No fue Iván Redondo quien autorizó la aventura murciana y lanzó a Gabilondo a un choque frontal con Ayuso sobre fascismos y comunismos. La decisión de traer a España clandestinamente al líder del Polisario y abrir una peligrosa crisis con Marruecos (tras una sucesión de desconsideraciones a la relación con ese país inspiradas en su día por el flamante ministro de Exteriores) se tomó en Moncloa. En Moncloa se decidieron los indultos, así como la confrontación sistemática con el Poder Judicial; el pobre Campo se limitó a inmolar por tan dudosa causa su prestigio como jurista. Las sucesivas desescaladas y sus consiguientes oleadas (vamos por la quinta) respondieron siempre más a las urgencias políticas del jefe que a la razón sanitaria. Y el romance con ERC —cueste lo que cueste y nos cueste lo que nos cueste— es un designio personal de Sánchez.
«Estamos ante un caso de progeria política que no se cura con bailes en los ministerios»
El modelo sanchista conduce inexorablemente a la personalización paroxística del poder y a la polarización como principio estratégico esencial. Es eso lo que hace que sus gobiernos envejezcan más prematuramente que cualquier otro que descansara sobre bases más racionales. Estamos ante un caso de progeria política que no se cura con bailes en los ministerios.
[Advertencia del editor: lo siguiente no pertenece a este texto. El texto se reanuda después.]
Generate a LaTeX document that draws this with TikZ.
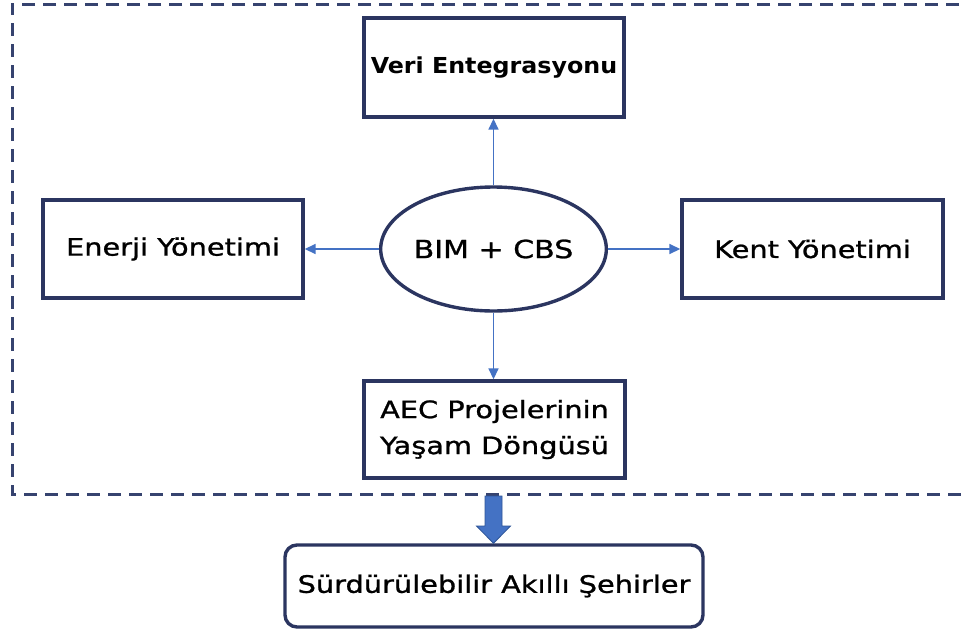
\documentclass[tikz,border=0pt]{standalone}
\usepackage{fontspec}
\newfontfamily\vfont[FakeStretch=1.2,FakeBold=1]{DejaVu Sans}
\newfontfamily\vbfont[FakeStretch=1.08]{DejaVu Sans Bold}
\usetikzlibrary{shapes.geometric,arrows.meta,calc}
\definecolor{navy}{HTML}{2B3560}
\definecolor{dashnavy}{HTML}{36436F}
\definecolor{linkblue}{HTML}{4472C4}
\definecolor{arrowedge}{HTML}{2F5597}
\begin{document}
\begin{tikzpicture}[x=1pt,y=-1pt,
  box/.style={draw=navy,line width=3.4pt,rectangle,inner sep=0pt,align=center,
    font=\vfont\fontsize{24}{36}\selectfont},
  link/.style={draw=linkblue,line width=1.6pt,-{Triangle[length=11pt,width=10pt]}}]
\useasboundingbox (0,0) rectangle (966,632);
\fill[white] (0,0) rectangle (966,632);
% dashed frame
\draw[dashnavy,line width=3pt,dash pattern=on 13pt off 8pt] (980,4) -- (12,4) -- (12,494) -- (980,494);
% nodes
\node[box,minimum width=260pt,minimum height=99pt,font=\vbfont\fontsize{22}{24}\selectfont] (veri) at (494,67.5) {Veri Entegrasyonu};
\node[box,minimum width=260pt,minimum height=98pt] (enerji) at (173,249) {Enerji Yönetimi};
\node[box,minimum width=261pt,minimum height=98pt] (kent) at (812.5,249) {Kent Yönetimi};
\node[box,ellipse,minimum width=217pt,minimum height=124pt,font=\vfont\fontsize{25}{28}\selectfont] (bim) at (493.5,249) {BIM + CBS};
\node[box,minimum width=261pt,minimum height=97pt] (aec) at (494.5,429.5) {AEC Projelerinin\\Yaşam Döngüsü};
\node[box,rounded corners=12pt,minimum width=418pt,minimum height=82pt] (sas) at (494,586) {Sürdürülebilir Akıllı Şehirler};
% connectors
\draw[link] (bim.north) -- (bim.north |- veri.south);
\draw[link] (bim.west) -- (enerji.east);
\draw[link] (bim.east) -- (kent.west);
\draw[link] (bim.south) -- (bim.south |- aec.north);
% block arrow
\coordinate (ba) at (493.5,496);
\draw[fill=linkblue,draw=arrowedge,line width=0.8pt]
  ($(ba)+(-8.5,0)$) -- ($(ba)+(8.5,0)$) -- ($(ba)+(8.5,30)$) -- ($(ba)+(17,30)$)
  -- (ba |- sas.north) -- ($(ba)+(-17,30)$) -- ($(ba)+(-8.5,30)$) -- cycle;
\end{tikzpicture}
\end{document}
No es anomalía menor que, en una remodelación que se lleva por delante a una vicepresidenta y a un puñado de ministros que supuestamente gozaban de la máxima confianza del presidente, la gran noticia política sea el cese del director del Gabinete: teóricamente, un órgano de asistencia de segundo nivel y, en la práctica reciente, una célula de concentración exorbitante de poder fuera de todo control democrático. Una derivación saludable de esta purga será la reasignación a sus espacios naturales de gestión del emporio político acumulado por Redondo.
Tampoco es habitual que todos los intérpretes y analistas traten como categoría de esta crisis a los que salen del Gobierno, dejando en anécdota a los que entran. Tienen razón, es mucho más trascendente defenestrar a Ábalos que traer a Madrid a la alcaldesa de Gavá y cargarse a Redondo que rehabilitar a Óscar López; pero a la vez, es un síntoma que corrobora la inanidad de una crisis de Gobierno que tiene mucho más de ajuste de cuentas con el pasado reciente que de promesa de un futuro distinto, y que no impedirá que el Gobierno permanezca en crisis. Calculo que para el otoño ya se habrá hecho viejo.